En son Avrupa Birliği İlerleme Raporu'na da baktığımızda, askerî mahkemelerin işleyişlerinin AB standartlarına uygun olmamasından, Sayıştayın askerî harcamaları denetleme yetkisinin sınırlı olmasından, Genelkurmay Başkanının Ergenekon'a ilişkin açıklamalarının yargı üzerinde bir baskı olarak kabul edilmesine değin, matruşka siyasetinden açık siyasete geçilmeye ve her türlü vesayete karşı tutum almaya yönelik çok açık hükümleri var ama bu esas itibarıyla ilerleme raporunun değil bizim problemimiz olmalıydı. Biz, öncelikli olarak Mecliste bu konuyu ele almalıydık ve Meclisin iradesine paralel irade oluşturmak isteyenler, Meclis dışında kendini güç vehmedenler yani Ergenekon siyaseti karşısında, yani her türlü cuntacı arayış karşısında Meclisin caydırıcı olma işlevinin son derece önemli olduğunu düşünüyoruz.

Gülten Akın bir şiirinde "Aynı dille konuşuyoruz ama aynı dili konuşmuyoruz." diyordu.

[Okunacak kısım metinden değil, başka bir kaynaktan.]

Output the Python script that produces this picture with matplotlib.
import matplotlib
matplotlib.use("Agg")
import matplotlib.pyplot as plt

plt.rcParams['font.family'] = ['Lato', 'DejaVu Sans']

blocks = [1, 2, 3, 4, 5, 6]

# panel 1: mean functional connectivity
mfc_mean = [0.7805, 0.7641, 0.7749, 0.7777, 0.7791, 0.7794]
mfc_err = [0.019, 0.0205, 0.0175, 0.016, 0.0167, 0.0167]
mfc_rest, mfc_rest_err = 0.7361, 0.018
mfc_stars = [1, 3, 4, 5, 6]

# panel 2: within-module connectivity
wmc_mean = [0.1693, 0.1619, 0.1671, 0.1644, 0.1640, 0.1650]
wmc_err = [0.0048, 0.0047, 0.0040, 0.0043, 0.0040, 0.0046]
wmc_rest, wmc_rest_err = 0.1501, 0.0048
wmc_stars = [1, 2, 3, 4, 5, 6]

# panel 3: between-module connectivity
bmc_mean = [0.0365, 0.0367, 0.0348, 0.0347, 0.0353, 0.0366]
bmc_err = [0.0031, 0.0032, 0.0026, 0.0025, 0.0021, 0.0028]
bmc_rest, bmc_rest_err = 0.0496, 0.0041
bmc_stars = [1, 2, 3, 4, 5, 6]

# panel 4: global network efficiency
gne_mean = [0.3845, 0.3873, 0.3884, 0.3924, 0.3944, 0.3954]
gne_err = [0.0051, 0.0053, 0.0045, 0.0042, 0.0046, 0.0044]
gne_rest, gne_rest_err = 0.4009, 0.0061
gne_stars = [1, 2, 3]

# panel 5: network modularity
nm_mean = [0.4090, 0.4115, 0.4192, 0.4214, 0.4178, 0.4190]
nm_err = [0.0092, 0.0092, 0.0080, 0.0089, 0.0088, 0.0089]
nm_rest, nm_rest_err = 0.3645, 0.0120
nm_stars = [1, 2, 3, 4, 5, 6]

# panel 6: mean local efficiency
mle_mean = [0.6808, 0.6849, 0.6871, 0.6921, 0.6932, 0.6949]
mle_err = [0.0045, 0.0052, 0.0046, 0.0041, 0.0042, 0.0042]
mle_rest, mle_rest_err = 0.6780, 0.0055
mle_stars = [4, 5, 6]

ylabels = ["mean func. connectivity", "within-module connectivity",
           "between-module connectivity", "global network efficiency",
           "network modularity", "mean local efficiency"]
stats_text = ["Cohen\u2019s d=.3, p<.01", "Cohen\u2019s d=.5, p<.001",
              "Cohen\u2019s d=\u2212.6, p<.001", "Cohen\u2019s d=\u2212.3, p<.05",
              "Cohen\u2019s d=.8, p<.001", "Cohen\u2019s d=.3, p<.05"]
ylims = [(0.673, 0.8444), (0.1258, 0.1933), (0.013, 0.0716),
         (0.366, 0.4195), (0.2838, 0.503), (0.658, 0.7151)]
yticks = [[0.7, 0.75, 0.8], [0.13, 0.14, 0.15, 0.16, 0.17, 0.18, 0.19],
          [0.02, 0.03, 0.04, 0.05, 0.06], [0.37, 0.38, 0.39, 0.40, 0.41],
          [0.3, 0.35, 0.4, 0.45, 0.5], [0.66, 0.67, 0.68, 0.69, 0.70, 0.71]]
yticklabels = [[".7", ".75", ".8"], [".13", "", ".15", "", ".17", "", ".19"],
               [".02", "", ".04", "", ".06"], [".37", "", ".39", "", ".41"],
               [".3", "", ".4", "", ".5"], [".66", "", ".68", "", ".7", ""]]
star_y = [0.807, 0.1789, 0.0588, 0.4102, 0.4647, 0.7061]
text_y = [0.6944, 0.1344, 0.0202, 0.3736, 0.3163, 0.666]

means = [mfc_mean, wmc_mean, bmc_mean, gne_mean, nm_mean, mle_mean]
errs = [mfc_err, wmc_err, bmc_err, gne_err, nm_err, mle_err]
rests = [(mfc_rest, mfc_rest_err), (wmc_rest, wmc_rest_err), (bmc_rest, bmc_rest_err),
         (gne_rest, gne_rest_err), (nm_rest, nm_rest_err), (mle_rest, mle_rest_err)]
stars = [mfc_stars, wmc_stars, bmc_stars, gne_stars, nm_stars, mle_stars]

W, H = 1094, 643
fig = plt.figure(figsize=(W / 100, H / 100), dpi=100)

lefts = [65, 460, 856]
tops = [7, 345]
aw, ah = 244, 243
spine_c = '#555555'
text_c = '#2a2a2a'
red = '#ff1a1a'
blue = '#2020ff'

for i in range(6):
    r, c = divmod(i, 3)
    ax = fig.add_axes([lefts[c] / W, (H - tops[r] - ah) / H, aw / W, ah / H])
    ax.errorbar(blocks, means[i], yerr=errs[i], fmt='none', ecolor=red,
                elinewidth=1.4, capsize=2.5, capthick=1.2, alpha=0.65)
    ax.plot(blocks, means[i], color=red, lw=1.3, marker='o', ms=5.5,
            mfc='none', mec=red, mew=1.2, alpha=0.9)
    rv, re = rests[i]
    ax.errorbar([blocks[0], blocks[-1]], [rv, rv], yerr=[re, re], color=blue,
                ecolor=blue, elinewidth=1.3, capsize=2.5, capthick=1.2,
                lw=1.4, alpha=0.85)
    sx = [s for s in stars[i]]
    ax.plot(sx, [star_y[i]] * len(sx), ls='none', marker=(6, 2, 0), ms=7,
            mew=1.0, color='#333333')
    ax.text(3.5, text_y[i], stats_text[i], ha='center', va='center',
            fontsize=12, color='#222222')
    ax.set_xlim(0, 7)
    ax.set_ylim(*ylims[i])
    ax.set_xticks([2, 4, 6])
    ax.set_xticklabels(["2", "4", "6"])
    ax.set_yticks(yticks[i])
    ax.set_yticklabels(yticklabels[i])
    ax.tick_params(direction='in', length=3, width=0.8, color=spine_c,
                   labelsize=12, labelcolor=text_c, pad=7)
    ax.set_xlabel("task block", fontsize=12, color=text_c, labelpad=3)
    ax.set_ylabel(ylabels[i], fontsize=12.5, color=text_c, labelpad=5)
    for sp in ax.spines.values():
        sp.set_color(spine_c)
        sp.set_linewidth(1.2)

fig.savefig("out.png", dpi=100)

Demokrasinin dili, hukukun üstünlüğünün dilinin konusunda bir ortaklığı oluşturmak açısından bu zemin önemli.

Namık Kemal, zamanında çok sert bir ifade kullanmış: "Ne utanmaz köpekleriz/Kimi görsek etekleriz." demiş. Hakikaten, demokrasi dışı arayışlar karşısında, hukuk dışı arayışlar karşısında, cuntacı arayışlara biat etme karşısında Namık Kemal'in bize işaret ettiği doğrultuda her türlü zorbalığa karşı, her türlü ceberut anlayışa karşı, her türlü siyasete, otoriter eğilimlere karşı son derece açık bir tutum almak zorundayız. Tahmin ediyorum, gelecek kuşaklara ve çocuklarımıza bırakacağımız en iyi armağan bu olacaktır.

O yüzden, DTP Grubunun bu önergesi doğrultusunda hemfikir olacağımızı umut ediyorum, hepinize saygılarımı sunuyorum.